Чарльз Осмэн, привыкший рассматривать все события в свете отдаленных результатов, уже чувствовал, что его начинает томить тоска, как неизбежное следствие нервного подъема; он знал, что эта игра, которой отведено столь заметное место среди других явлений жизни, продлится лишь короткий отрезок времени, а потом предстоит расплата за двухчасовое наслаждение… Он это знал и потому имел основание быть мрачным.
Ночью Чарльз дурно спал, и до сих пор его не отпускала головная боль, вернее, не боль, а какая-то тяжесть, мешающая воспринимать зрелище праздничного стадиона. В памяти Чарльза то и дело проносились обрывки кошмаров, мучивших его в эту ночь, и, хотя он почти ничего не запомнил, было такое ощущение, точно он попал сюда после долгих, долгих лет бесцельной, несчастливой жизни, прожитой в другом месте.
Задолго до начала матча стадион был полон. Но вот игроки удалились в раздевалки, и на поле выступил оркестр. Музыканты в алых курточках, белых брюках и белых фуражках энергично надували щеки, переходя от тоники к доминанте и обратно; гром труб, удары медных тарелок и уханье барабанов сотрясали воздух, яркое сверкание меди слепило глаза. Впереди вышагивала шестерка барабанщиц с голыми коленями. Они высоко поднимали ноги в черных сапожках и вертели в руках барабанные палочки, подбрасывая их в воздух, словно заправские жонглеры. Чарльзу казалось, что все кричат, хотя никто особенно не шумел. Но гул нарастал и становился похожим на какой-то нечеловеческий рев. Перейдя на половину гостей, оркестр исполнил гимн их колледжа, потом, вернувшись на свою половину, сыграл свой гимн. Скорбные и торжественные, оба гимна были на один лад, но при первых же звуках каждый студент и каждый бывший питомец колледжа узнавал родную мелодию, вскакивал с места, снимал шляпу и, прижав ее к груди, начинал петь заунывным голосом. Многие даже плакали.
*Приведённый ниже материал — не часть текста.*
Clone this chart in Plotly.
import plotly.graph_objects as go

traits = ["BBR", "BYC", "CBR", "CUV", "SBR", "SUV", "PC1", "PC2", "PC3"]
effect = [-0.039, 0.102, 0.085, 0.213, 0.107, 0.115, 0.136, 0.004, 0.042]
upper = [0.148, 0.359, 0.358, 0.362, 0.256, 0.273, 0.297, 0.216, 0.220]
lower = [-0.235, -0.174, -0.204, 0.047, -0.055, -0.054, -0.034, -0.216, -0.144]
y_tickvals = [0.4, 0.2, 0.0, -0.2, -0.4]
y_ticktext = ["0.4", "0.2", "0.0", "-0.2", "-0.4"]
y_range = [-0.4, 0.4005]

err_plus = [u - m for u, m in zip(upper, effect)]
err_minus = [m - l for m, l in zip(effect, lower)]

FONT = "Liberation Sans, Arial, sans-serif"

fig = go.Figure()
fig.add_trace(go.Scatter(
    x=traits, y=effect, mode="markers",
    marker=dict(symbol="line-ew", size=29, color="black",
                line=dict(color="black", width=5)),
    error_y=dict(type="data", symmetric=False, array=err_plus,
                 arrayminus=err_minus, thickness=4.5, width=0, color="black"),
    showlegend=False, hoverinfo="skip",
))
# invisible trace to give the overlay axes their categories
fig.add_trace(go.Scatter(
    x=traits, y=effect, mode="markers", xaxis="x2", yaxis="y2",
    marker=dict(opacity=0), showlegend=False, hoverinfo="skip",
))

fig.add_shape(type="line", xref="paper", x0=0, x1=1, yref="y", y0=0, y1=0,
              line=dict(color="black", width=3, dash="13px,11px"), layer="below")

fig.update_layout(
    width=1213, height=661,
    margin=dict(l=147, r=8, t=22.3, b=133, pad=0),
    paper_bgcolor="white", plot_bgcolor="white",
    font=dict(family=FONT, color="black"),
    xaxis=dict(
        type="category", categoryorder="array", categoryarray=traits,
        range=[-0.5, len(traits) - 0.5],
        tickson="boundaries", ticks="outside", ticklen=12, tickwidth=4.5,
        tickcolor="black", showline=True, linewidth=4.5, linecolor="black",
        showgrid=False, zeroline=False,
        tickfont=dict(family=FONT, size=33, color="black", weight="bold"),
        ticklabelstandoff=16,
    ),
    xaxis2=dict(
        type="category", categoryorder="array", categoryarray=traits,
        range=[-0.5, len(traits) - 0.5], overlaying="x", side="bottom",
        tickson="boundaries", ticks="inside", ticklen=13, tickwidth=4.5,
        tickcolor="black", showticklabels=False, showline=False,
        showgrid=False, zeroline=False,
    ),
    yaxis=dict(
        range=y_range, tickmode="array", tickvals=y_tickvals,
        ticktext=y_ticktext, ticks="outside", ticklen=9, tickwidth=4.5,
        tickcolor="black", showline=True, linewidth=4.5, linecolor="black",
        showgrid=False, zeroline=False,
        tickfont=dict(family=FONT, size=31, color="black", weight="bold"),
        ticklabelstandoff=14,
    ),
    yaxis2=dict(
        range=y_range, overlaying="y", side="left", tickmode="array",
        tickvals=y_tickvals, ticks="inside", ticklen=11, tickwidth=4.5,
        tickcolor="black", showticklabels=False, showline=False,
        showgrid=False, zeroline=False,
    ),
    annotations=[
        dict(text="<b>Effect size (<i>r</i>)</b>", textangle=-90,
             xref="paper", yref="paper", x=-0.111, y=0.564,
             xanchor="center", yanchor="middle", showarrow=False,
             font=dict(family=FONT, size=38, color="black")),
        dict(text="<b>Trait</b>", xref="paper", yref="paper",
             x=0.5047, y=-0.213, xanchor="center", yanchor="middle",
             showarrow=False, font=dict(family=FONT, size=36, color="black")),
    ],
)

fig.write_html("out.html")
«Все-таки что это такое? – размышлял Чарльз. – Почему тысячи добродушнейших с виду граждан пришли сюда, на стадион, наблюдать этот предельно жестокий обряд – слава богу, еще обходящийся без убийств и серьезных увечий! – который сочетается с высокой организованностью и фарисейским рационализмом, тоже доведенными до предела? Ведь не скажешь после этого, что они пришли сюда ради развлечения, ибо тогда правомерен вопрос: что для людей служит развлечением и почему из всех возможных они предпочитают именно это?»
Возвышенные думы Чарльза прервало появление игроков. Капитаны с двух сторон приблизились к судье и начали совещаться. Обе команды выстроились строго в ряд, зрители встали с мест, грянул оркестр, и высокий мужской голос в репродукторе запел национальный гимн.
Пора было начинать, но почему-то еще мешкали. Снова включили микрофон, и елейный голос начал читать нараспев молитву, перемежая ее каким-то сообщением, и Чарльз, не вполне различая слова, понял, что речь идет о студенте (фамилию он не разобрал), попавшем в огонь во время вчерашнего торжества у костра и получившем серьезные ожоги; сейчас пострадавший находится в больнице, состояние его крайне тяжелое, неизвестно, выживет он или нет. Речь закончилась объявлением минуты молчания и призывом ко всем помолиться о его выздоровлении. Никто не возражал; все снова встали, футболисты, понурившись, переминались с ноги на ногу – каждый со своим шлемом в руках, точно с запасной головой. Когда минута истекла, в репродукторе зашипело, и тот же голос изрек: «Аминь!» Начался решающий матч,
И вот, когда все кончилось, когда в 'густеющих сумерках кто-то уже валил на землю ворота и какие-то фигуры бродили по вытоптанной траве опустевшего поля брани, будто ища что-то потерянное, когда опустели трибуны и зрители тихо и растерянно потолкались у выходов и разошлись, словно очнувшись от сна, в котором открывалась какая-то злая правда жизни, так и не понятая ими и истолкованная как еще один обыденный случай, Чарльз еще долго оставался на своем месте. Быть может, он сознательно романтизировал драматичность этой минуты, напоминавшей ему столь хорошо знакомые образы элегической поэзии: темнеющая разрытая арена покинута героями… не помогли последние усилия… а на ступенях храма поют монахи… Но вынести собственное суждение наш историк пока не мог, он не был еще уверен, что готов правильно оценить то, чему был здесь свидетелем, и он сидел в оцепенении, окутанный осенней мглой, хотя давно уже скрылись последние неторопливые фигуры и стихла громадная каменная чаша стадиона.